[Blog #2] Deep Dive into DISTIL

These past two weeks, I’ve started working with a system called DISTIL, which makes it possible to quickly perform analytics on a set of input data streams from sensors on the power grid and output results in almost real time. Currently, not many people at the company know how to use it, but we are aiming to get the data science team more involved in using it, so I’ve been working with Michael, another member of the data science team, on learning DISTIL. 

To use DISTIL, you have to program in Go. I didn’t have any experience with Go beforehand, so I spent the first couple days this week becoming familiar with programming in Go and looking at some distillers that had already been written as a reference. After talking with my supervisor Laurel, we decided that a good place to start might be calculating the effective impedance between two sensors on the grid.
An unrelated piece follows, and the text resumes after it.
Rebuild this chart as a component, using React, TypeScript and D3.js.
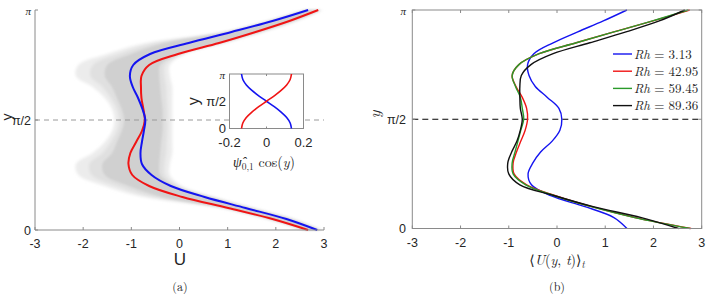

In general, this calculation is based on physical knowledge of the system and the materials connecting everything together. However, often these calculations are done based on physical models and are not verified by the actual data. By estimating the impedance with sensor data, we could both validate the physical models and also be able to tell if the impedance changes (which could happen from usual environmental changes, like fluctuations in temperature or humidity, or from other events such as a branch falling on a power line). 

For the rest of the week, I wrote out most of the body of the distiller and worked on setting up a testing environment where I could get the program running. The next week, I was actually able to start running distillers. It took a little bit to figure out how to get everything running because the person who knew how to run DISTIL was on vacation, but fortunately everything was pretty well documented, so I was able to figure it out with a good amount of help from the other people on the team. I also started working more closely this past week with Michael, who wanted to work on applying DISTIL to finding data quality issues. We worked together to write distillers to check for whether a stream was outputting zeros or outputting the same value over and over, both of which can be indicators of bad data. After having written the first distiller, it was much faster to write more. Even though we only tested the distillers on randomly generated test data, it was pretty cool to see the distillers outputting data in real time and responding really quickly even if I edited the input data that had previously been processed.
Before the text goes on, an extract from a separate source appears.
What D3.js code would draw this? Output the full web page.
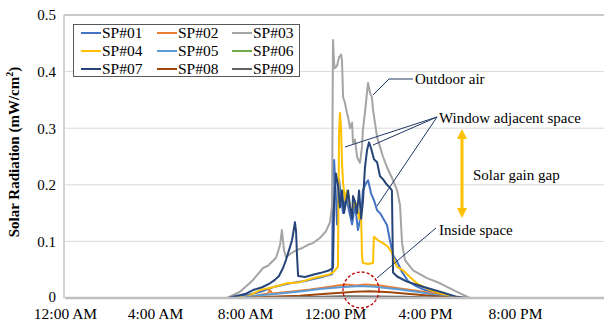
<!DOCTYPE html>
<html><head><meta charset="utf-8">
<script src="https://cdn.jsdelivr.net/npm/d3@7"></script>
<style>
body{margin:0;background:#fff}
svg{display:block}
text{font-family:"Liberation Serif","Times New Roman",serif;fill:#000}
</style>
</head><body>
<svg id="c" width="604" height="325"></svg>
<script>
// ---- data (hour of day, solar radiation mW/cm2) ----
const seriesNames = ["SP#01","SP#02","SP#03","SP#04","SP#05","SP#06","SP#07","SP#08","SP#09"];
const seriesColors = ["#4472C4","#ED7D31","#A5A5A5","#FFC000","#5B9BD5","#70AD47","#264478","#9E480E","#636363"];

const sp01 = [[0,0],[7.3,0],[8.0,0.004],[8.76,0.012],[9.33,0.02],[10.0,0.026],[10.67,0.03],[11.33,0.036],[11.87,0.042],[11.91,0.235],[11.96,0.244],[12.04,0.18],[12.09,0.13],[12.18,0.21],[12.27,0.175],[12.36,0.15],[12.49,0.18],[12.62,0.155],[12.76,0.13],[12.89,0.165],[13.02,0.12],[13.16,0.147],[13.24,0.19],[13.38,0.203],[13.47,0.208],[13.6,0.185],[13.73,0.173],[13.87,0.155],[14.0,0.15],[14.18,0.138],[14.31,0.129],[14.44,0.102],[14.58,0.076],[14.76,0.064],[14.98,0.046],[15.24,0.03],[15.6,0.021],[16.0,0.014],[16.67,0.007],[17.33,0.002],[17.64,0],[24,0]];
const sp02 = [[0,0],[7.56,0],[8.44,0.004],[9.02,0.008],[9.11,0.014],[9.2,0.008],[10.0,0.011],[10.89,0.015],[11.78,0.02],[12.44,0.024],[12.98,0.022],[13.33,0.024],[14.0,0.022],[14.89,0.017],[15.78,0.012],[16.67,0.006],[17.33,0.002],[17.78,0],[24,0]];
const sp03 = [[0,0],[7.2,0],[7.78,0.011],[8.36,0.032],[8.8,0.053],[9.02,0.057],[9.2,0.064],[9.38,0.071],[9.56,0.094],[9.64,0.12],[9.73,0.085],[9.82,0.072],[10.09,0.08],[10.31,0.085],[10.53,0.088],[10.8,0.094],[11.02,0.097],[11.33,0.106],[11.6,0.118],[11.78,0.134],[11.87,0.164],[11.91,0.456],[11.96,0.415],[12.0,0.406],[12.09,0.41],[12.18,0.425],[12.27,0.43],[12.31,0.42],[12.36,0.355],[12.44,0.345],[12.53,0.327],[12.58,0.32],[12.67,0.3],[12.76,0.31],[12.8,0.274],[12.89,0.28],[12.98,0.25],[13.02,0.245],[13.11,0.239],[13.2,0.267],[13.24,0.297],[13.33,0.327],[13.42,0.362],[13.47,0.38],[13.56,0.362],[13.64,0.355],[13.69,0.332],[13.78,0.309],[13.87,0.284],[14.0,0.267],[14.13,0.25],[14.31,0.231],[14.44,0.22],[14.58,0.208],[14.76,0.19],[14.89,0.164],[14.98,0.097],[15.11,0.067],[15.47,0.049],[16.09,0.035],[16.67,0.026],[17.42,0.011],[18.0,0],[24,0]];
const sp04 = [[0,0],[7.6,0],[8.09,0.002],[8.67,0.014],[9.24,0.019],[9.87,0.026],[10.44,0.028],[11.02,0.035],[11.69,0.041],[11.91,0.045],[12.13,0.055],[12.18,0.29],[12.22,0.327],[12.27,0.3],[12.31,0.24],[12.36,0.203],[12.44,0.173],[12.53,0.19],[12.58,0.186],[12.67,0.16],[12.76,0.155],[12.89,0.17],[12.98,0.161],[13.07,0.14],[13.11,0.15],[13.16,0.148],[13.2,0.075],[13.24,0.062],[13.47,0.06],[13.69,0.062],[13.73,0.108],[13.91,0.102],[14.13,0.097],[14.36,0.09],[14.53,0.08],[14.67,0.062],[14.76,0.055],[15.02,0.049],[15.33,0.037],[15.64,0.026],[16.22,0.014],[16.98,0.005],[17.42,0],[24,0]];
const sp05 = [[0,0],[7.78,0],[8.67,0.005],[9.56,0.008],[10.53,0.012],[11.33,0.016],[12.22,0.019],[13.11,0.021],[13.78,0.02],[14.89,0.015],[15.78,0.01],[16.67,0.004],[17.42,0],[24,0]];
const sp06 = [[0,0],[8.0,0],[10.0,0.001],[12.5,0.002],[15.0,0.001],[17.0,0],[24,0]];
const sp07 = [[0,0],[7.24,0],[8.0,0.007],[8.36,0.014],[8.76,0.019],[9.11,0.026],[9.33,0.032],[9.51,0.039],[9.69,0.053],[9.82,0.067],[9.96,0.085],[10.09,0.102],[10.18,0.124],[10.22,0.134],[10.27,0.117],[10.31,0.076],[10.36,0.039],[10.67,0.037],[11.02,0.041],[11.33,0.044],[11.69,0.048],[11.91,0.053],[11.96,0.17],[12.04,0.22],[12.13,0.2],[12.22,0.16],[12.31,0.19],[12.4,0.15],[12.49,0.17],[12.58,0.19],[12.67,0.16],[12.76,0.14],[12.8,0.18],[12.89,0.17],[12.98,0.15],[13.07,0.19],[13.16,0.14],[13.24,0.17],[13.33,0.23],[13.42,0.26],[13.51,0.275],[13.6,0.265],[13.73,0.245],[13.87,0.24],[14.0,0.215],[14.13,0.21],[14.31,0.2],[14.44,0.195],[14.53,0.19],[14.58,0.045],[14.76,0.038],[15.2,0.029],[15.91,0.02],[16.67,0.011],[17.42,0.002],[17.87,0],[24,0]];
const sp08 = [[0,0],[8.0,0],[9.11,0.002],[10.44,0.004],[11.78,0.008],[12.89,0.011],[13.56,0.012],[14.44,0.01],[15.33,0.007],[16.22,0.004],[17.11,0.001],[17.56,0],[24,0]];
const sp09 = [[0,0],[8.0,0],[10.0,0.001],[12.5,0.003],[15.0,0.002],[17.2,0],[24,0]];
const seriesData = [sp01,sp02,sp03,sp04,sp05,sp06,sp07,sp08,sp09];

const xTickHours = [0,4,8,12,16,20];
const xTickLabels = ["12:00 AM","4:00 AM","8:00 AM","12:00 PM","4:00 PM","8:00 PM"];
const yTickValues = [0,0.1,0.2,0.3,0.4,0.5];
const yTickLabels = ["0","0.1","0.2","0.3","0.4","0.5"];

// ---- drawing ----
const svg = d3.select("#c");
const x = d3.scaleLinear().domain([0,24]).range([65,605]);
const y = d3.scaleLinear().domain([0,0.5]).range([298,15]);

// gridlines
svg.append("g").selectAll("line").data(yTickValues.slice(1)).join("line")
  .attr("x1",x(0)).attr("x2",x(24)).attr("y1",d=>y(d)).attr("y2",d=>y(d))
  .attr("stroke","#D9D9D9").attr("stroke-width",1);

// plot border
svg.append("path").attr("d",`M${x(24)+2},${y(0.5)}H${x(0)-1}V${y(0)}`)
  .attr("fill","none").attr("stroke","#A6A6A6").attr("stroke-width",1);

svg.append("clipPath").attr("id","clip").append("rect")
  .attr("x",x(0)).attr("y",y(0.5)-2).attr("width",x(24)-x(0)).attr("height",y(0)-y(0.5)+4);

const line = d3.line().x(d=>x(d[0])).y(d=>y(d[1]));
const gLines = svg.append("g").attr("clip-path","url(#clip)");
seriesData.forEach((s,i)=>{
  gLines.append("path").datum(s).attr("d",line)
    .attr("fill","none").attr("stroke",seriesColors[i]).attr("stroke-width",2)
    .attr("stroke-linejoin","round");
});

// horizontal axis line
svg.append("line").attr("x1",x(0)).attr("x2",x(24)).attr("y1",y(0)).attr("y2",y(0))
  .attr("stroke","#BFBFBF").attr("stroke-width",2.5);

// x axis labels
const xAxis = d3.axisBottom(x).tickValues(xTickHours).tickSize(0).tickPadding(10)
  .tickFormat((d,i)=>xTickLabels[i]);
const gx = svg.append("g").attr("transform",`translate(0,${y(0)})`).call(xAxis);
gx.select(".domain").remove();
gx.selectAll("text").style("font-family",'"Liberation Serif","Times New Roman",serif')
  .style("font-size","15.5px").attr("fill","#000");

// y axis labels
const yAxis = d3.axisLeft(y).tickValues(yTickValues).tickSize(0).tickPadding(9)
  .tickFormat((d,i)=>yTickLabels[i]);
const gy = svg.append("g").attr("transform",`translate(${x(0)},0)`).call(yAxis);
gy.select(".domain").remove();
gy.selectAll("text").style("font-family",'"Liberation Serif","Times New Roman",serif')
  .style("font-size","15px").attr("fill","#000");
gy.selectAll(".tick").filter(d=>d===0).select("text").attr("dy","0.2em");

// y title
const yt = svg.append("text").attr("transform","translate(19,152) rotate(-90)")
  .attr("text-anchor","middle").style("font-size","15px").style("font-weight","bold");
yt.append("tspan").text("Solar Radiation (mW/cm");
yt.append("tspan").attr("dy",-6).style("font-size","10px").text("2");
yt.append("tspan").attr("dy",6).text(")");

// legend
const lg = svg.append("g");
lg.append("rect").attr("x",73.5).attr("y",24.5).attr("width",226).attr("height",52)
  .attr("fill","#fff").attr("stroke","#595959").attr("stroke-width",1);
const colX = [81,157,232], rowY = [33,51,69];
seriesNames.forEach((n,i)=>{
  const cx = colX[i%3], cy = rowY[Math.floor(i/3)];
  lg.append("line").attr("x1",cx).attr("x2",cx+20).attr("y1",cy).attr("y2",cy)
    .attr("stroke",seriesColors[i]).attr("stroke-width",2);
  lg.append("text").attr("x",cx+21).attr("y",cy).attr("dy","0.35em")
    .style("font-size","15.5px").text(n);
});

// annotations
const ann = svg.append("g").attr("stroke","#203864").attr("stroke-width",1).attr("fill","none");
ann.append("path").attr("d","M413,79H389L373,95");
ann.append("path").attr("d","M437,117L345,147");
ann.append("path").attr("d","M437,117L373,145");
ann.append("path").attr("d","M437,117L377,206");
ann.append("path").attr("d","M436,228L377,278");

svg.append("circle").attr("cx",361).attr("cy",290).attr("r",18)
  .attr("fill","none").attr("stroke","#C00000").attr("stroke-width",1.3)
  .attr("stroke-dasharray","3,2");

svg.append("text").attr("x",415).attr("y",79).attr("dy","0.35em").style("font-size","15px").text("Outdoor air");
svg.append("text").attr("x",439).attr("y",118).attr("dy","0.35em").style("font-size","15px").text("Window adjacent space");
svg.append("text").attr("x",473).attr("y",175).attr("dy","0.35em").style("font-size","15px").text("Solar gain gap");
svg.append("text").attr("x",439).attr("y",230).attr("dy","0.35em").style("font-size","15px").text("Inside space");

// gap arrow
const gold = "#FFC000";
svg.append("line").attr("x1",462).attr("x2",462).attr("y1",137).attr("y2",210)
  .attr("stroke",gold).attr("stroke-width",3);
svg.append("path").attr("d","M462,129L457,139H467Z").attr("fill",gold);
svg.append("path").attr("d","M462,218L457,208H467Z").attr("fill",gold);
</script>
</body></html>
I still have a good amount to learn about DISTIL, but over these past two weeks I’ve learned so much. I’ve learned how to program in Go and how to use it to write (relatively simple) distillers. I’ve also learned a lot about how to use the testing environments and a bit about how to set them up and take them down. Everyone that I’ve worked with has been extremely helpful and kind – even though I know that they are all busy with their own tasks, whenever I have a question, it’s not uncommon that someone will offer to spontaneously hop on a call with me to help explain something or debug some error that I’m stuck on. I really appreciate this collaborative environment, as it’s helped me get the most out of my experience so far.